The news companies’ efforts have taken many forms, including complaints with regulators and lawmakers in multiple countries about tech’s alleged antitrust or copyright violations. But the American publishers’ major focus at the moment is persuading Congress to grant them an exemption from antitrust law, which would let them combine forces to negotiate the terms of the online platforms’ use of their news content.

That effort, which recently got a plug from Democratic presidential candidate Bernie Sanders, echoes the tactic behind a new European Union copyright directive that gives publishers greater economic leverage against tech. That EU law is the result of years of hit-or-miss efforts to combat what the media companies call a Google-Facebook “digital duopoly.”

U.S. media advocates say they have drawn major lessons from discussions with their European counterparts, including the need to band together and put aside their traditional rivalries.

“The European publishers have been ahead of us,” said David Chavern, president and CEO of the News Media Alliance, which represents about 2,000 media organizations in the U.S. and elsewhere. “The biggest lesson learned is that you need collective action by the publishers. No one publisher, even a really big publisher, in itself can impact the relationship with the platforms. You need everybody to coordinate.”

The combatants include some of the media industry’s biggest players — among them the major German publisher Axel Springer SE as well as News Corp., the U.S. company founded by Rupert Murdoch that owns Dow Jones and The Wall Street Journal. (Axel Springer is the co-owner, along with POLITICO, of POLITICO Europe.) The involvement of such media powerhouses has inspired some eye-rolling among some Silicon Valley defenders in Washington, even if the vast majority of U.S. newsrooms have spent the past decade in an economic free fall.

“If only somebody would help Rupert Murdoch,” quipped Carl Szabo, vice president and general counsel of the tech trade group NetChoice, whose members include Facebook and Google.

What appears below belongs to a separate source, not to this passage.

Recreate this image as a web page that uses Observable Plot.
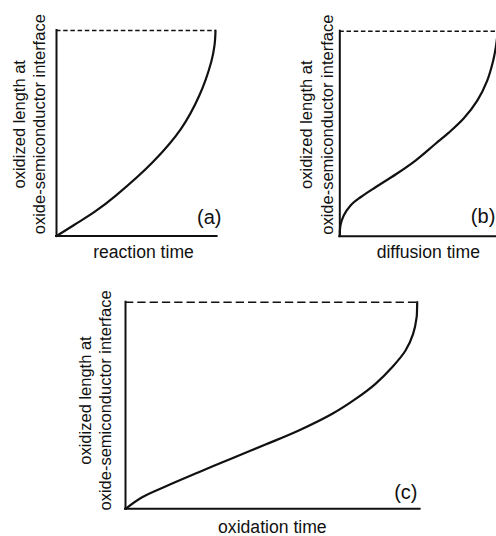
<!DOCTYPE html>
<html><head><meta charset="utf-8">
<script src="https://cdn.jsdelivr.net/npm/d3@7"></script>
<script src="https://cdn.jsdelivr.net/npm/@observablehq/plot@0.6"></script>
<style>
html,body{margin:0;padding:0;background:#fff;overflow:hidden;}
#wrap{position:relative;width:496px;height:536px;overflow:hidden;background:#fff;}
</style></head><body><div id="wrap"></div>
<script>
// ---- data (normalized: time 0..1, oxidized length 0..1) ----
const panelIds = ["(a)", "(b)", "(c)"];
const xLabels = ["reaction time", "diffusion time", "oxidation time"];
const yLabel = "oxidized length at\noxide-semiconductor interface";

const aTime   = [0, 0.113, 0.239, 0.375, 0.606, 0.784, 0.899, 0.973, 0.994, 1];
const aLength = [0, 0.055, 0.117, 0.198, 0.360, 0.523, 0.685, 0.847, 0.929, 1];

const bTime   = [0, 0.004, 0.025, 0.068, 0.131, 0.226, 0.353, 0.479, 0.606, 0.690, 0.785, 0.870, 0.933, 0.971, 0.988, 1];
const bLength = [0, 0.052, 0.101, 0.150, 0.190, 0.239, 0.301, 0.369, 0.451, 0.505, 0.575, 0.661, 0.759, 0.857, 0.925, 1];

const cTime   = [0, 0.057, 0.137, 0.251, 0.366, 0.480, 0.594, 0.709, 0.789, 0.857, 0.914, 0.960, 0.986, 0.998, 0.9995, 1];
const cLength = [0, 0.056, 0.108, 0.177, 0.245, 0.311, 0.379, 0.460, 0.532, 0.605, 0.685, 0.766, 0.847, 0.927, 0.968, 1];

const INK = "#111";
const FONT = "'Liberation Sans', Arial, Helvetica, sans-serif";

function panel(o) {
  const pts = o.time.map((t, i) => ({t, v: o.length[i]}));
  const svg = Plot.plot({
    width: o.w, height: o.h,
    marginLeft: o.ml, marginRight: o.mr, marginTop: o.mt, marginBottom: o.mb,
    x: {domain: [0, 1], axis: null},
    y: {domain: [0, 1], axis: null},
    style: {fontFamily: FONT, color: INK, background: "transparent", overflow: "visible"},
    marks: [
      Plot.ruleY([1], {x1: 0, x2: 1, stroke: INK, strokeWidth: 1.5, strokeDasharray: o.dash}),
      Plot.ruleX([0], {y1: 0, y2: 1, stroke: INK, strokeWidth: 2, strokeLinecap: "square"}),
      Plot.ruleY([0], {x1: 0, x2: 1.01, stroke: INK, strokeWidth: 2, strokeLinecap: "square"}),
      Plot.line(pts, {x: "t", y: "v", curve: "catmull-rom", stroke: INK, strokeWidth: 2.2}),
      Plot.text([yLabel], {text: d => d, frameAnchor: "left", rotate: -90, dx: o.ydx, dy: o.ydy,
        fontSize: 16.5, lineHeight: 1.25, textAnchor: "middle", lineAnchor: "middle", fill: INK}),
      Plot.text([o.xl], {text: d => d, frameAnchor: "bottom", dx: o.xdx, dy: o.xdy,
        fontSize: 17.6, textAnchor: "middle", lineAnchor: "top", fill: INK}),
      Plot.text([o.id], {text: d => d, frameAnchor: "bottom-right", dx: o.idx, dy: o.idy,
        fontSize: 20, textAnchor: "end", lineAnchor: "bottom", fill: INK})
    ]
  });
  svg.style.position = "absolute";
  svg.style.left = o.left + "px";
  svg.style.top = o.top + "px";
  document.getElementById("wrap").appendChild(svg);
}

panel({time: aTime, length: aLength, id: panelIds[0], xl: xLabels[0],
  left: 0, top: 0, w: 240, h: 268, ml: 56, mr: 25, mt: 30, mb: 32.5, dash: "4.5,2.7",
  ydx: -28, ydy: -9, xdx: 7.5, xdy: 9, idx: 6, idy: -12});

panel({time: bTime, length: bLength, id: panelIds[1], xl: xLabels[1],
  left: 248, top: 0, w: 270, h: 268, ml: 91.3, mr: 20.7, mt: 30.7, mb: 32.3, dash: "4.5,2.7",
  ydx: -24, ydy: -9, xdx: 9.5, xdy: 9, idx: -2.5, idy: -13});

panel({time: cTime, length: cLength, id: panelIds[2], xl: xLabels[2],
  left: 0, top: 270, w: 496, h: 266, ml: 125, mr: 79.3, mt: 31.7, mb: 27.7, dash: "8.3,4",
  ydx: -31, ydy: -5, xdx: 1, xdy: 11.2, idx: 0.3, idy: -10});
</script>
</body></html>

Chavern, a former U.S. Chamber of Commerce executive, has repeatedly traveled to Europe to learn from his EU counterparts about their combat with tech. During a January trip to Berlin, he met with VG Media, a so-called collecting society that serves as a clearinghouse for fees owed to news publishers, and sat down with Axel Springer’s chief lobbyist, Dietrich von Klaeden.

Chavern said he plans to head back to the continent in the fall.